Written instruction:
Reproduce the listing exactly, with no pictures in your copy.

Recorded information:
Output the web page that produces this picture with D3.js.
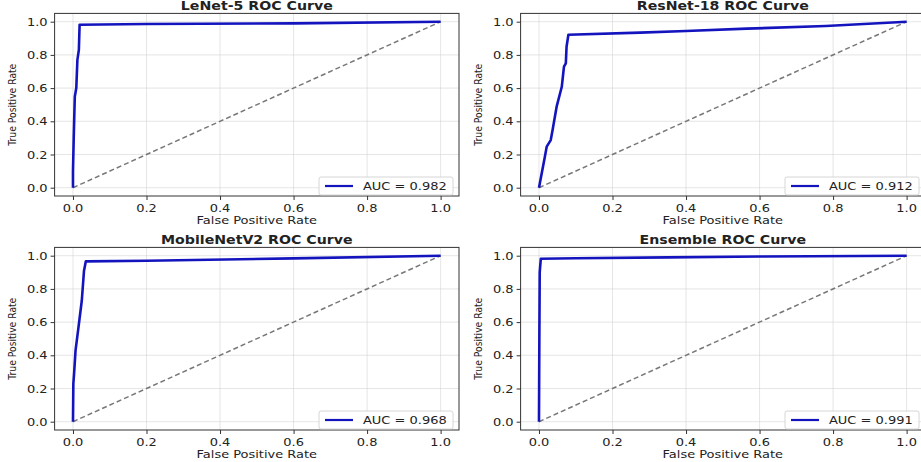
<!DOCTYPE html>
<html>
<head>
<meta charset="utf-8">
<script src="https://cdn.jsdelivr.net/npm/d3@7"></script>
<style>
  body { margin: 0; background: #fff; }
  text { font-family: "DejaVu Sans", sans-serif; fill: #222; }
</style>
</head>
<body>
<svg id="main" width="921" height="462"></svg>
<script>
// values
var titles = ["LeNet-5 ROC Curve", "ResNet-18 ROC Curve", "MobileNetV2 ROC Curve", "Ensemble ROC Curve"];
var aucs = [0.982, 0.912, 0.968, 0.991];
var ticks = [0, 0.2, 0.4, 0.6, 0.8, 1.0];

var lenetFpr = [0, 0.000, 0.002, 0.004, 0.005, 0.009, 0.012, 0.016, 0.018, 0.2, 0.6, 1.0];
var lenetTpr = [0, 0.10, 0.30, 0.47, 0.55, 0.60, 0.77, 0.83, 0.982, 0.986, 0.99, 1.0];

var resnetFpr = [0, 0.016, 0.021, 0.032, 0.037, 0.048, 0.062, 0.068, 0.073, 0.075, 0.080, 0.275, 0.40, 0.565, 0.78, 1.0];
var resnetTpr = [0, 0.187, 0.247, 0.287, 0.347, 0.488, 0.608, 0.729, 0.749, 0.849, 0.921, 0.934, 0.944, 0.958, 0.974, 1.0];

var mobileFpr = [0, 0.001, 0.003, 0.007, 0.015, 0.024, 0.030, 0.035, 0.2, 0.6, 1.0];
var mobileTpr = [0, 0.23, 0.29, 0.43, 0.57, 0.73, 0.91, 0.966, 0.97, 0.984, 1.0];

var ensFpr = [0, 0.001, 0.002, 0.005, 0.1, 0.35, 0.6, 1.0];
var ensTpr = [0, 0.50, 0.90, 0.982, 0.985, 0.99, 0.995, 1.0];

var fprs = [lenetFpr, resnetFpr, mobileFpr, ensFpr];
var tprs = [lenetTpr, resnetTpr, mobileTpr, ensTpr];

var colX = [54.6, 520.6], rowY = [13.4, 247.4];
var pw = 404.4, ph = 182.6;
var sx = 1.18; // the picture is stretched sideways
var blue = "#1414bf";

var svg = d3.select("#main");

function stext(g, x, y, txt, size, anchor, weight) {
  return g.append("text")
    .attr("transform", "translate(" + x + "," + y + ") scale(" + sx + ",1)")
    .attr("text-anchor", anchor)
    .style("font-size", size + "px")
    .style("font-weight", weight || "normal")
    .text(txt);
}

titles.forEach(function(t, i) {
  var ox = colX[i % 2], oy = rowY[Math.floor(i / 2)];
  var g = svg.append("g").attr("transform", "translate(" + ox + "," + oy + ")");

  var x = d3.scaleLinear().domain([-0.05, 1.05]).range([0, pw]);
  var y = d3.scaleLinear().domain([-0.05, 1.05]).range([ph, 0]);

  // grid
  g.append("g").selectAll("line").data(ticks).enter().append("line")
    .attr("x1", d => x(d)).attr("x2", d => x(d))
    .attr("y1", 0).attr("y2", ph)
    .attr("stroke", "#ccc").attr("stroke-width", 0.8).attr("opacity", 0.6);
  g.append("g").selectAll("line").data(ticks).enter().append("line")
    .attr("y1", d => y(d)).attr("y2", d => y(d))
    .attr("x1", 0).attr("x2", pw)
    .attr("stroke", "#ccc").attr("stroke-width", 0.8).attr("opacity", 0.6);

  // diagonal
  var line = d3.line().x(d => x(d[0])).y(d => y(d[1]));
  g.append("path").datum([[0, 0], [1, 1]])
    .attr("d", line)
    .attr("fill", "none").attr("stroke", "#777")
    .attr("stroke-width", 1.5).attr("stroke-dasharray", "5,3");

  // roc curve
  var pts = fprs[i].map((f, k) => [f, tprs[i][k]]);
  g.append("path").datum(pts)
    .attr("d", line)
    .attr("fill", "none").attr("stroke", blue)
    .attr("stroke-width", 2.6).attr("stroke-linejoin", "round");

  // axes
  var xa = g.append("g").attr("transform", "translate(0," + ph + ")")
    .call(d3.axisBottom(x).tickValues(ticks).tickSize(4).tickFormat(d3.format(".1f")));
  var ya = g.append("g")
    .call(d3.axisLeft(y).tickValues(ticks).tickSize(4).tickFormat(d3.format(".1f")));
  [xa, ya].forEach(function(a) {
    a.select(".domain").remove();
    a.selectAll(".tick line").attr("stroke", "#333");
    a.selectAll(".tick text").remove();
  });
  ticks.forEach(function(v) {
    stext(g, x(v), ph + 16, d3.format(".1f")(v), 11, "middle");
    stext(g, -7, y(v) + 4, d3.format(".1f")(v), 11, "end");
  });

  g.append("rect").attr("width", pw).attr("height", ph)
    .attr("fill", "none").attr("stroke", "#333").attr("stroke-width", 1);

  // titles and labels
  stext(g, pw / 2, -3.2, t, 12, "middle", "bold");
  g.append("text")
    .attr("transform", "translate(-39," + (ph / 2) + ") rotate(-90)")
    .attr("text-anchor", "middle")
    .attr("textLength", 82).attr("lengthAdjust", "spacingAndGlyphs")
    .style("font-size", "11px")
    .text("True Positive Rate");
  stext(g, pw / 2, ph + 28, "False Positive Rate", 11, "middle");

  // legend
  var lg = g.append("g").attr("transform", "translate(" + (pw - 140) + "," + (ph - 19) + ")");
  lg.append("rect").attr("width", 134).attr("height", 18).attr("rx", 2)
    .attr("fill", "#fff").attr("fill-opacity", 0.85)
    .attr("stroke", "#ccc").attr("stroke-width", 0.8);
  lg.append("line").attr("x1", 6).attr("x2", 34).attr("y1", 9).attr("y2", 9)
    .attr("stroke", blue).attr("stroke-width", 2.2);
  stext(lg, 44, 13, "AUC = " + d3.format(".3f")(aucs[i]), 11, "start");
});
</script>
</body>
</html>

Exercise response:
Output the web page that produces this picture with D3.js.
<!DOCTYPE html>
<html>
<head>
<meta charset="utf-8">
<script src="https://cdn.jsdelivr.net/npm/d3@7"></script>
<style>
  body { margin: 0; background: #fff; }
  text { font-family: "DejaVu Sans", sans-serif; fill: #222; }
</style>
</head>
<body>
<svg id="main" width="921" height="462"></svg>
<script>
// values
var titles = ["LeNet-5 ROC Curve", "ResNet-18 ROC Curve", "MobileNetV2 ROC Curve", "Ensemble ROC Curve"];
var aucs = [0.982, 0.912, 0.968, 0.991];
var ticks = [0, 0.2, 0.4, 0.6, 0.8, 1.0];

var lenetFpr = [0, 0.000, 0.002, 0.004, 0.005, 0.009, 0.012, 0.016, 0.018, 0.2, 0.6, 1.0];
var lenetTpr = [0, 0.10, 0.30, 0.47, 0.55, 0.60, 0.77, 0.83, 0.982, 0.986, 0.99, 1.0];

var resnetFpr = [0, 0.016, 0.021, 0.032, 0.037, 0.048, 0.062, 0.068, 0.073, 0.075, 0.080, 0.275, 0.40, 0.565, 0.78, 1.0];
var resnetTpr = [0, 0.187, 0.247, 0.287, 0.347, 0.488, 0.608, 0.729, 0.749, 0.849, 0.921, 0.934, 0.944, 0.958, 0.974, 1.0];

var mobileFpr = [0, 0.001, 0.003, 0.007, 0.015, 0.024, 0.030, 0.035, 0.2, 0.6, 1.0];
var mobileTpr = [0, 0.23, 0.29, 0.43, 0.57, 0.73, 0.91, 0.966, 0.97, 0.984, 1.0];

var ensFpr = [0, 0.001, 0.002, 0.005, 0.1, 0.35, 0.6, 1.0];
var ensTpr = [0, 0.50, 0.90, 0.982, 0.985, 0.99, 0.995, 1.0];

var fprs = [lenetFpr, resnetFpr, mobileFpr, ensFpr];
var tprs = [lenetTpr, resnetTpr, mobileTpr, ensTpr];

var colX = [54.6, 520.6], rowY = [13.4, 247.4];
var pw = 404.4, ph = 182.6;
var sx = 1.18; // the picture is stretched sideways
var blue = "#1414bf";

var svg = d3.select("#main");

function stext(g, x, y, txt, size, anchor, weight) {
  return g.append("text")
    .attr("transform", "translate(" + x + "," + y + ") scale(" + sx + ",1)")
    .attr("text-anchor", anchor)
    .style("font-size", size + "px")
    .style("font-weight", weight || "normal")
    .text(txt);
}

titles.forEach(function(t, i) {
  var ox = colX[i % 2], oy = rowY[Math.floor(i / 2)];
  var g = svg.append("g").attr("transform", "translate(" + ox + "," + oy + ")");

  var x = d3.scaleLinear().domain([-0.05, 1.05]).range([0, pw]);
  var y = d3.scaleLinear().domain([-0.05, 1.05]).range([ph, 0]);

  // grid
  g.append("g").selectAll("line").data(ticks).enter().append("line")
    .attr("x1", d => x(d)).attr("x2", d => x(d))
    .attr("y1", 0).attr("y2", ph)
    .attr("stroke", "#ccc").attr("stroke-width", 0.8).attr("opacity", 0.6);
  g.append("g").selectAll("line").data(ticks).enter().append("line")
    .attr("y1", d => y(d)).attr("y2", d => y(d))
    .attr("x1", 0).attr("x2", pw)
    .attr("stroke", "#ccc").attr("stroke-width", 0.8).attr("opacity", 0.6);

  // diagonal
  var line = d3.line().x(d => x(d[0])).y(d => y(d[1]));
  g.append("path").datum([[0, 0], [1, 1]])
    .attr("d", line)
    .attr("fill", "none").attr("stroke", "#777")
    .attr("stroke-width", 1.5).attr("stroke-dasharray", "5,3");

  // roc curve
  var pts = fprs[i].map((f, k) => [f, tprs[i][k]]);
  g.append("path").datum(pts)
    .attr("d", line)
    .attr("fill", "none").attr("stroke", blue)
    .attr("stroke-width", 2.6).attr("stroke-linejoin", "round");

  // axes
  var xa = g.append("g").attr("transform", "translate(0," + ph + ")")
    .call(d3.axisBottom(x).tickValues(ticks).tickSize(4).tickFormat(d3.format(".1f")));
  var ya = g.append("g")
    .call(d3.axisLeft(y).tickValues(ticks).tickSize(4).tickFormat(d3.format(".1f")));
  [xa, ya].forEach(function(a) {
    a.select(".domain").remove();
    a.selectAll(".tick line").attr("stroke", "#333");
    a.selectAll(".tick text").remove();
  });
  ticks.forEach(function(v) {
    stext(g, x(v), ph + 16, d3.format(".1f")(v), 11, "middle");
    stext(g, -7, y(v) + 4, d3.format(".1f")(v), 11, "end");
  });

  g.append("rect").attr("width", pw).attr("height", ph)
    .attr("fill", "none").attr("stroke", "#333").attr("stroke-width", 1);

  // titles and labels
  stext(g, pw / 2, -3.2, t, 12, "middle", "bold");
  g.append("text")
    .attr("transform", "translate(-39," + (ph / 2) + ") rotate(-90)")
    .attr("text-anchor", "middle")
    .attr("textLength", 82).attr("lengthAdjust", "spacingAndGlyphs")
    .style("font-size", "11px")
    .text("True Positive Rate");
  stext(g, pw / 2, ph + 28, "False Positive Rate", 11, "middle");

  // legend
  var lg = g.append("g").attr("transform", "translate(" + (pw - 140) + "," + (ph - 19) + ")");
  lg.append("rect").attr("width", 134).attr("height", 18).attr("rx", 2)
    .attr("fill", "#fff").attr("fill-opacity", 0.85)
    .attr("stroke", "#ccc").attr("stroke-width", 0.8);
  lg.append("line").attr("x1", 6).attr("x2", 34).attr("y1", 9).attr("y2", 9)
    .attr("stroke", blue).attr("stroke-width", 2.2);
  stext(lg, 44, 13, "AUC = " + d3.format(".3f")(aucs[i]), 11, "start");
});
</script>
</body>
</html>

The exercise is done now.